Yazzie created the New Native Theatre, and started scouting for local talent. She recruited Andrea Fairbanks after seeing her perform karaoke at a local coffee shop. Fairbanks is acting in this year's festival, and she also wrote one of the plays.
"Honestly, before Rhiana Yazzie moved into town, before I met her, I didn't know of any Native theater work going on," Fairbanks said. "I didn't know any actors, I never knew of it even being a possibility for me to act or to write anything or for this festival to ever happen. I would never have imagined anything like this."
The 10-minute play festival features 15 different plays submitted from across the country and Canada. The stories feature Navajo, Dakota and Anishinabek living their everyday lives, something Yazzie says is rarely depicted on stage.
"I unfortunately have to keep explaining everything New Native does by using the word 'contemporary,' because of all of the old stereotypes that basically only see Native people in the past," she said.

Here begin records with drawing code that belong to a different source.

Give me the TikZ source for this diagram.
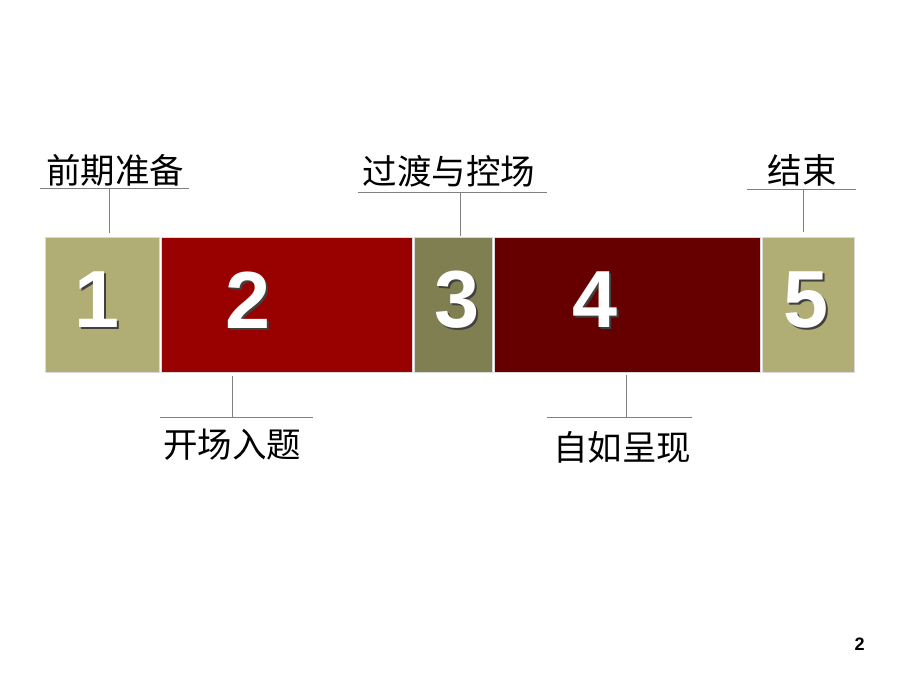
\documentclass[tikz,border=0pt]{standalone}
\usepackage{fontspec}
\setmainfont{Liberation Sans}
\newfontfamily\cjk{Noto Sans CJK SC}
\usepackage{xcolor}
\usepackage{tikz}
\definecolor{khaki}{HTML}{B0AE74}
\definecolor{olivegray}{HTML}{7F7F52}
\definecolor{darkred}{HTML}{990000}
\definecolor{deepred}{HTML}{660000}

\begin{document}
\begin{tikzpicture}[x=1pt,y=-1pt,
  blk/.style={draw=white!85!black, line width=0.8pt, minimum height=135pt, inner sep=0pt},
  dig/.style={text=white, font=\bfseries\fontsize{81}{81}\selectfont, inner sep=0pt},
  digsh/.style={text=black!75, font=\bfseries\fontsize{81}{81}\selectfont, inner sep=0pt},
  lbl/.style={font=\cjk\fontsize{34.5}{34.5}\selectfont, inner sep=0pt},
  leader/.style={draw=black!50, line width=1pt}]
	\useasboundingbox[fill=white] (0,0) rectangle (920,690);
	\node[blk, fill=khaki, minimum width=113.5pt] (b1) at (102.3,305) {};
	\node[blk, fill=darkred, minimum width=251.5pt] (b2) at (286.8,305) {};
	\node[blk, fill=olivegray, minimum width=77.8pt] (b3) at (453.4,305) {};
	\node[blk, fill=deepred, minimum width=266pt] (b4) at (627.5,305) {};
	\node[blk, fill=khaki, minimum width=92pt] (b5) at (808.5,305) {};
	\foreach \d/\x in {1/97,2/248,3/457,4/595,5/806}{
		\node[digsh] at (\x+2,302) {\d};
		\node[dig] (n\d) at (\x,300) {\d};
	}
	\node[lbl] (l1) at (115,170) {前期准备};
	\node[lbl] (l2) at (232,445) {开场入题};
	\node[lbl] (l3) at (449,171) {过渡与控场};
	\node[lbl] (l4) at (622,447) {自如呈现};
	\node[lbl] (l5) at (802,170) {结束};
	\coordinate (u1) at (109.7,188);
	\coordinate (u2) at (232.7,417.5);
	\coordinate (u3) at (460,192.3);
	\coordinate (u4) at (626.7,417);
	\coordinate (u5) at (803.7,189);
	\draw[leader] (40,188) -- (189,188);
	\draw[leader] (160,417.5) -- (312.7,417.5);
	\draw[leader] (358,192.3) -- (546.7,192.3);
	\draw[leader] (547,417) -- (691.7,417);
	\draw[leader] (747,189) -- (855.7,189);
	\draw[leader] (u1) -- ([yshift=4.5pt]u1 |- b1.north);
	\draw[leader] (u2) -- ([yshift=-3.5pt]u2 |- b2.south);
	\draw[leader] (u3) -- ([yshift=1.5pt]u3 |- b3.north);
	\draw[leader] (u4) -- ([yshift=-2.5pt]u4 |- b4.south);
	\draw[leader] (u5) -- ([yshift=5.5pt]u5 |- b5.north);
	\node[font=\bfseries\fontsize{18}{18}\selectfont, inner sep=0pt] (pg) at (859.5,644) {2};
\end{tikzpicture}
\end{document}
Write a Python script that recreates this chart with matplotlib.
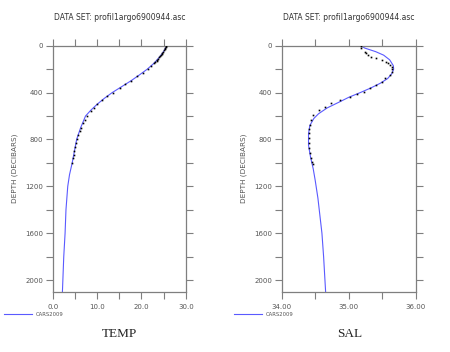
import matplotlib
matplotlib.use("Agg")
import matplotlib.pyplot as plt
import numpy as np

title = "DATA SET: profil1argo6900944.asc"

# CARS2009 climatology (blue line)
cars_temp_depth = [0, 50, 100, 150, 200, 250, 300, 350, 400, 450, 500, 550, 600, 700, 800,
                   900, 1000, 1100, 1200, 1400, 1600, 1800, 2000, 2100]
cars_temp = [25.7, 25.0, 24.0, 22.8, 21.3, 19.5, 17.6, 15.5, 13.4, 11.6, 10.0, 8.6, 7.4, 6.3,
             5.4, 4.9, 4.4, 3.8, 3.4, 3.0, 2.8, 2.5, 2.3, 2.2]

cars_sal_depth = [0, 20, 50, 80, 120, 170, 200, 240, 280, 320, 360, 400, 440, 480, 530, 580,
                  620, 680, 750, 850, 950, 1050, 1150, 1300, 1450, 1600, 1800, 2000, 2100]
cars_sal = [35.18, 35.24, 35.40, 35.52, 35.61, 35.665, 35.67, 35.64, 35.58, 35.47, 35.33,
            35.17, 35.00, 34.86, 34.68, 34.55, 34.48, 34.42, 34.40, 34.40, 34.43, 34.47,
            34.50, 34.54, 34.57, 34.60, 34.625, 34.645, 34.655]

# Argo float profile (black dots)
argo_temp_depth = [5, 10, 20, 30, 40, 50, 60, 70, 80, 90, 100, 110, 120, 130, 140, 150, 170,
                   200, 230, 260, 300, 330, 360, 400, 430, 460, 500, 530, 560, 600, 630, 660,
                   700, 730, 760, 800, 830, 860, 900, 930, 960, 1000]
argo_temp = [25.6, 25.5, 25.4, 25.3, 25.1, 24.9, 24.7, 24.6, 24.4, 24.2, 24.0, 23.8, 23.6,
             23.4, 23.1, 22.8, 22.2, 21.4, 20.3, 19.1, 17.7, 16.4, 15.2, 13.6, 12.3, 11.2,
             10.1, 9.3, 8.6, 7.8, 7.3, 6.9, 6.4, 6.1, 5.8, 5.5, 5.3, 5.1, 4.9, 4.7, 4.6, 4.4]

argo_sal_depth = [5, 22, 51, 65, 79, 94, 108, 122, 136, 150, 165, 179, 200, 222, 250, 278,
                  307, 335, 364, 392, 412, 435, 463, 492, 520, 550, 591, 630, 677, 710, 747,
                  790, 833, 875, 918, 955, 990, 1010]
argo_sal = [35.19, 35.19, 35.24, 35.26, 35.28, 35.33, 35.41, 35.50, 35.56, 35.59, 35.62,
            35.64, 35.65, 35.64, 35.61, 35.54, 35.49, 35.40, 35.31, 35.22, 35.12, 35.02,
            34.87, 34.74, 34.64, 34.56, 34.47, 34.44, 34.42, 34.41, 34.40, 34.40, 34.40,
            34.41, 34.42, 34.43, 34.45, 34.46]

temp_ticks = [0, 10, 20, 30]
temp_ticklabels = ["0.0", "10.0", "20.0", "30.0"]
sal_ticks = [34, 35, 36]
sal_ticklabels = ["34.00", "35.00", "36.00"]
depth_ticks = [0, 400, 800, 1200, 1600, 2000]
panel_names = ["TEMP", "SAL"]
legend_label = "CARS2009"

blue = "#5a5aff"
gray = "#7f7f7f"

fig = plt.figure(figsize=(4.5, 3.52), dpi=100)
fig.patch.set_facecolor("white")

ax1 = fig.add_axes([0.117, 0.171, 0.296, 0.699])
ax2 = fig.add_axes([0.626, 0.171, 0.298, 0.699])

panels = [
    (ax1, cars_temp, cars_temp_depth, argo_temp, argo_temp_depth, (0, 30), temp_ticks,
     temp_ticklabels, 5),
    (ax2, cars_sal, cars_sal_depth, argo_sal, argo_sal_depth, (34, 36), sal_ticks,
     sal_ticklabels, 0.5),
]

for ax, cv, cd, av, ad, xl, xt, xtl, minor in panels:
    ax.plot(cv, cd, color=blue, lw=0.8, zorder=2)
    ax.plot(av, ad, linestyle="none", marker="s", ms=1.2, color="black", mew=0, zorder=3)
    ax.set_xlim(*xl)
    ax.set_ylim(2100, 0)
    ax.set_xticks(xt)
    ax.set_xticklabels(xtl)
    ax.set_xticks(np.arange(xl[0], xl[1] + minor / 2, minor), minor=True)
    ax.set_yticks(depth_ticks)
    ax.set_yticks(np.arange(0, 2001, 200), minor=True)
    ax.tick_params(which="both", direction="out", length=5, width=0.8, color=gray,
                   labelsize=5, labelcolor="#555555", top=True, right=True, pad=2)
    ax.tick_params(axis="x", which="both", labeltop=False, pad=4)
    for s in ax.spines.values():
        s.set_color(gray)
        s.set_linewidth(0.9)
    ax.text(0.5, 1.115, title, transform=ax.transAxes, ha="center", va="center",
            fontsize=5.5, color="#333333")
    ax.set_ylabel("DEPTH (DECIBARS)", fontsize=5.2, color="#555555", labelpad=5)

# legend-like sample lines below plots
fig.add_artist(plt.Line2D([4 / 450, 32 / 450], [1 - 314 / 352] * 2, color=blue, lw=0.8))
fig.text(36 / 450, 1 - 314 / 352, legend_label, fontsize=3.8, color="#555555", va="center")
fig.add_artist(plt.Line2D([234 / 450, 262 / 450], [1 - 314 / 352] * 2, color=blue, lw=0.8))
fig.text(266 / 450, 1 - 314 / 352, legend_label, fontsize=3.8, color="#555555", va="center")

fig.text(119.5 / 450, 1 - 334 / 352, panel_names[0], fontsize=9.5, family="Liberation Serif",
         ha="center", va="center", color="#222222")
fig.text(349.5 / 450, 1 - 334 / 352, panel_names[1], fontsize=9.5, family="Liberation Serif",
         ha="center", va="center", color="#222222")

fig.savefig("out.png", dpi=100, facecolor="white")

Vanessa Goodthunder, who plays a mean old bingo fiend in one of the festival's plays, said that until she worked with New Native, she'd never seen a play with Native humor in it.
"Actually being able to tell those jokes and get my rezzie accent on is really exciting," she said. "And in this play I get to speak my language, and so I think it's just really awesome — it's an opportunity I never thought I would have."
The significance of Yazzie's work is not lost on Sarah Bellamy, artistic director of Penumbra Theatre in St. Paul. Her company is dedicated to lifting up African-American voices and experiences.
"The fact that she's dedicating resources 365 days of the year to developing Native voices for the stage is really important, because while other companies may do it here and there for one season, or for one play in a season, or one initiative, Rhiana is dedicated to that community every day," she said.
That commitment is paying off. Rhiana Yazzie said she expects a good turnout for this year's festival, in part because, aside from powwows, there are few places for Native Americans to come together and celebrate their culture. Yazzie was quick to stress that while she is creating theater for her community, it's not community theater.
"It is beautiful, wonderful, hilarious, dramatic theater," she said, "and it just so happens that Native people are doing it, so it is going to come from our blood, and our imaginations and our experiences."
The National Native American Ten Minute Play Festival runs Wednesday through Saturday at Gremlin Theatre in St. Paul and on Sunday at the Minneapolis American Indian Center.